State Definition and Policies

In 1978, Hawai‘i was shifting from a plantation-dominated economy to one of tourism and Federal spending, and public concerns about the need to promote the viability of agriculture and protect Hawai‘i’s agricultural lands were growing. In response, the State Constitutional Convention proposed the identification and designation of Important Agricultural Lands (IAL), and Hawai‘i’s voters approved constitutional amendments to ensure the long-term protection of important agricultural lands.

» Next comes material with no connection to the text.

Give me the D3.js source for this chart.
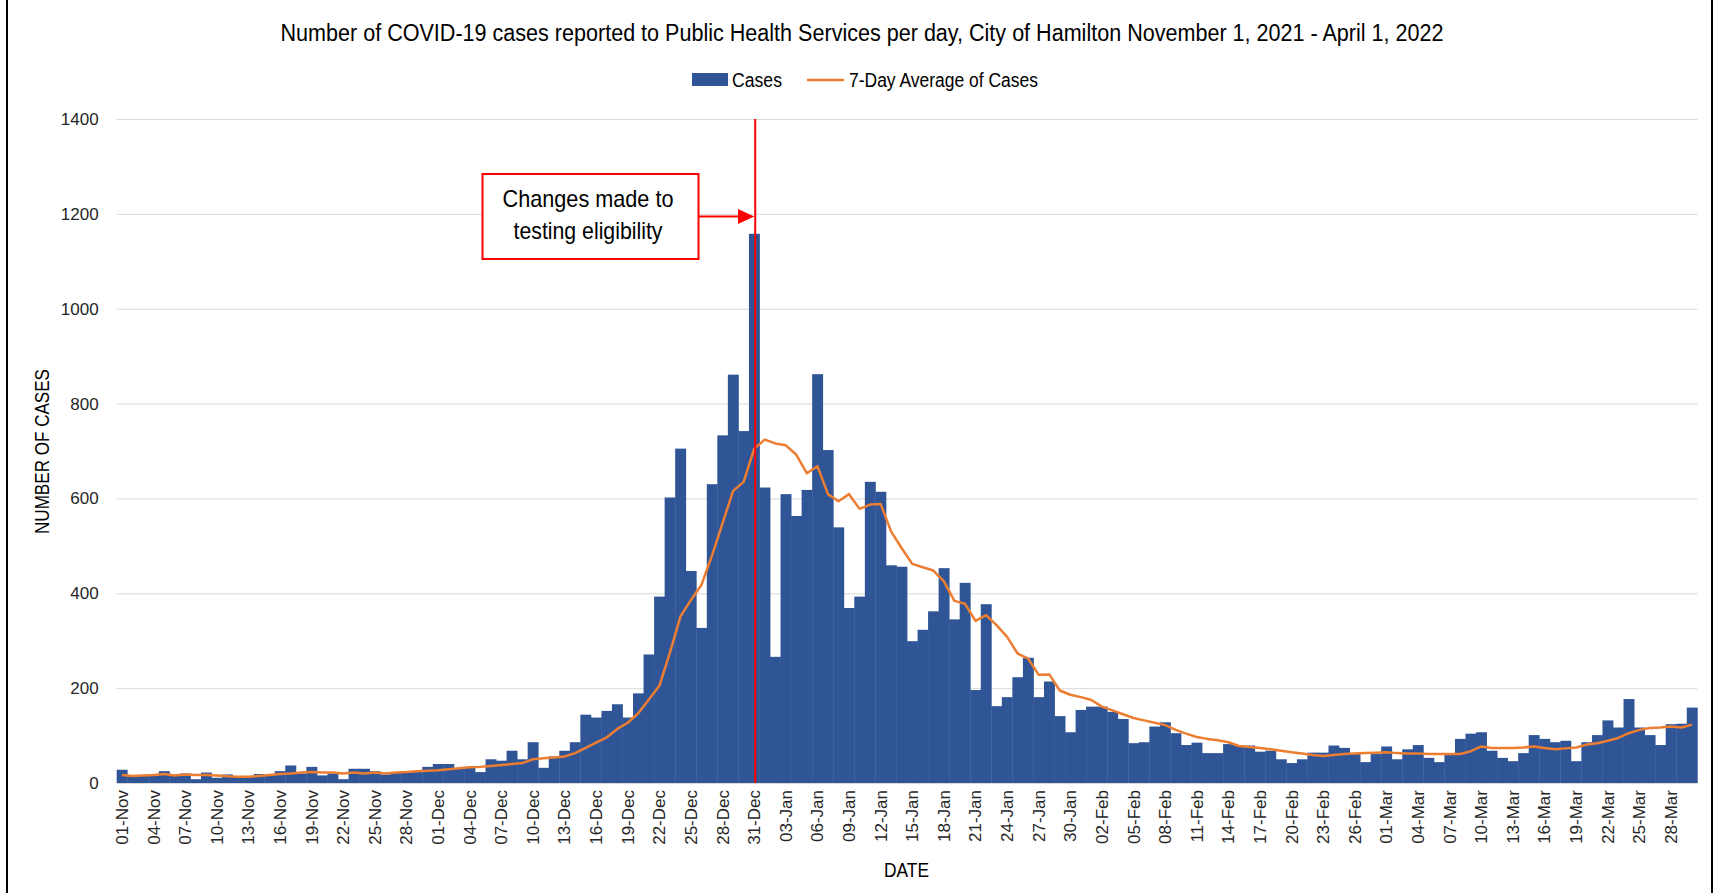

Hawai‘i Revised Statutes (HRS), Chapter 205, Part III fulfills the intent and purpose of the constitutional mandate and establishes the standards, criteria and mechanisms for the identification and designation of IAL, including:

  • a formal definition of IAL
  • policy guidance to assure the long-term agricultural use of IAL
  • standards and criteria to be used in mapping IAL
  • processes which both landowners and the counties are to follow when identifying lands with potential for IAL
  • the roles and responsibilities of various state and county agencies, and
  • the requirement for the establishment of State and county-level incentives.

IAL Definition

As defined under State law, important agricultural lands are defined as the lands…that:

  1. “are capable of producing sustained high agricultural yields when treated and managed according to accepted farming methods and technology
  2. contribute to the State’s economic base and produce agricultural commodities for export or local consumption, or
  3. are needed to promote the expansion of agricultural activities and income for the future, even if currently not in production” (HRS Chapter 205-42).

Policies for Important Agricultural Lands

HRS Chapter 205-42. “The objective for the identification of important agricultural lands is to identify and plan for the maintenance of a strategic agricultural land resource base that can support a diversity of agricultural activities and opportunities that expand agricultural income and job opportunities and increase agricultural self-sufficiency for current and future generations, the State shall:

  1. Promote agricultural development and land use planning that delineates blocks of productive agricultural land and areas of agricultural activity for protection from the encroachment of non-agricultural uses; and
  2. Establish incentives that promote:
    • agricultural viability;
    • sustained growth of the agricultural industry; and
    • the long-term agricultural use and protection of these productive agricultural lands.”

State law provides policy guidance to promote the long-term agricultural use of lands designated IAL.